__Given information__.
☆ ☆ ☆ ☆
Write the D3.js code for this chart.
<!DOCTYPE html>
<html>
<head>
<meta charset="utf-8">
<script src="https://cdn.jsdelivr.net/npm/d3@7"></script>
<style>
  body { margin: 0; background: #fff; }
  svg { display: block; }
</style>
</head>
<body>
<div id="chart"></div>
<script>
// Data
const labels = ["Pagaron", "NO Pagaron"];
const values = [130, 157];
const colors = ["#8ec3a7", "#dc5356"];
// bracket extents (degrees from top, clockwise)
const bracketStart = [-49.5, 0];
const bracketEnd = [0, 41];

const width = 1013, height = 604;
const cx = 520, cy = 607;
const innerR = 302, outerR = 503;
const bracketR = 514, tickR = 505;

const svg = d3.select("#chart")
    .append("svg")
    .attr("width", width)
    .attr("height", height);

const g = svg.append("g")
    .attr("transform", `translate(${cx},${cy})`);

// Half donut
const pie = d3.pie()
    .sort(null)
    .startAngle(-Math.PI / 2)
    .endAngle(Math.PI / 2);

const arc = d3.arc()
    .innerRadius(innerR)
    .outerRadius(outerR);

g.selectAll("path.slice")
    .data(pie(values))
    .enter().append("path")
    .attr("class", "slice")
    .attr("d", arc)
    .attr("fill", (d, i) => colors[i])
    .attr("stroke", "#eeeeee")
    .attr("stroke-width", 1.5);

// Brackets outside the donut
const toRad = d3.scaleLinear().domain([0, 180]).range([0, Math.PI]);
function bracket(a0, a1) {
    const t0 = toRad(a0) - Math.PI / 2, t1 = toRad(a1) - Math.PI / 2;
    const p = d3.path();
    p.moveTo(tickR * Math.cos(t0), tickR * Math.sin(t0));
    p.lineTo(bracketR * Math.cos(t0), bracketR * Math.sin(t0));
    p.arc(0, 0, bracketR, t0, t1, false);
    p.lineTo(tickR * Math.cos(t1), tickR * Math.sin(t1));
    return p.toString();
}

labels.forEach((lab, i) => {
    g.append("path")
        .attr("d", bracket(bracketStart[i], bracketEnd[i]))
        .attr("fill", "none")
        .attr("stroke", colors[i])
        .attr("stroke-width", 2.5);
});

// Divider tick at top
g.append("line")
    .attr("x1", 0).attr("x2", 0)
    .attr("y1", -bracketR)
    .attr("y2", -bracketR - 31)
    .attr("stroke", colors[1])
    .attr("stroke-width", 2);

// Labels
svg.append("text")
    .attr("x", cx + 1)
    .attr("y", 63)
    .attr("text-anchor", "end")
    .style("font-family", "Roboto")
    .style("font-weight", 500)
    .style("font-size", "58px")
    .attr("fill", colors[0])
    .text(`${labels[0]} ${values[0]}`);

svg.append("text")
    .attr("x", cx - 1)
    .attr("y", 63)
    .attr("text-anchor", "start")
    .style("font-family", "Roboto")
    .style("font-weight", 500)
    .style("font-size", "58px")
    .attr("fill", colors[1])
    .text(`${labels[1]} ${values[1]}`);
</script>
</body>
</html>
☆ ☆ ☆ ☆
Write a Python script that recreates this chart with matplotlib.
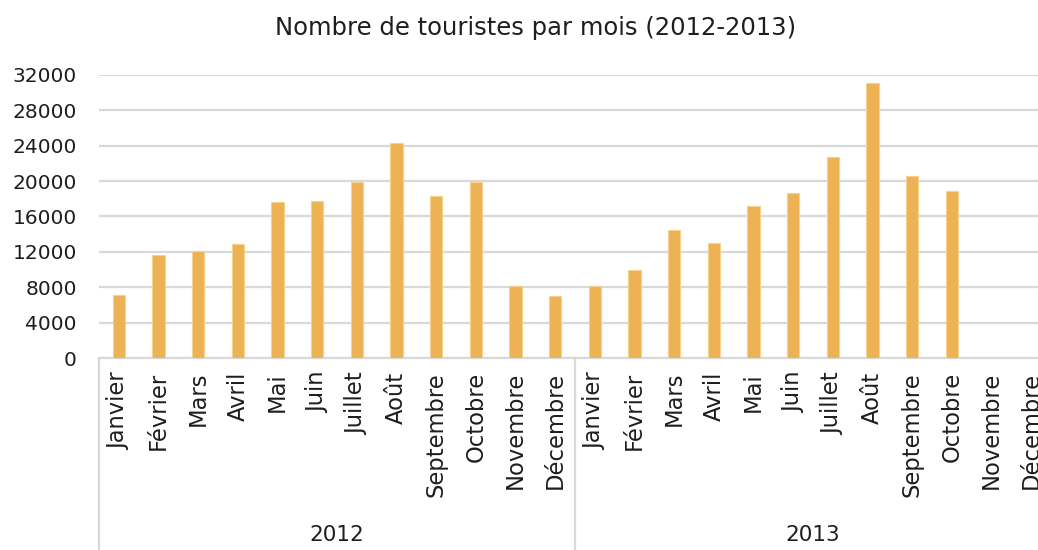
☆ ☆ ☆ ☆
__What to produce__. Report back each line of the entries that holds the string "this".

__Correct result__.
Write the D3.js code for this chart.
Write a Python script that recreates this chart with matplotlib.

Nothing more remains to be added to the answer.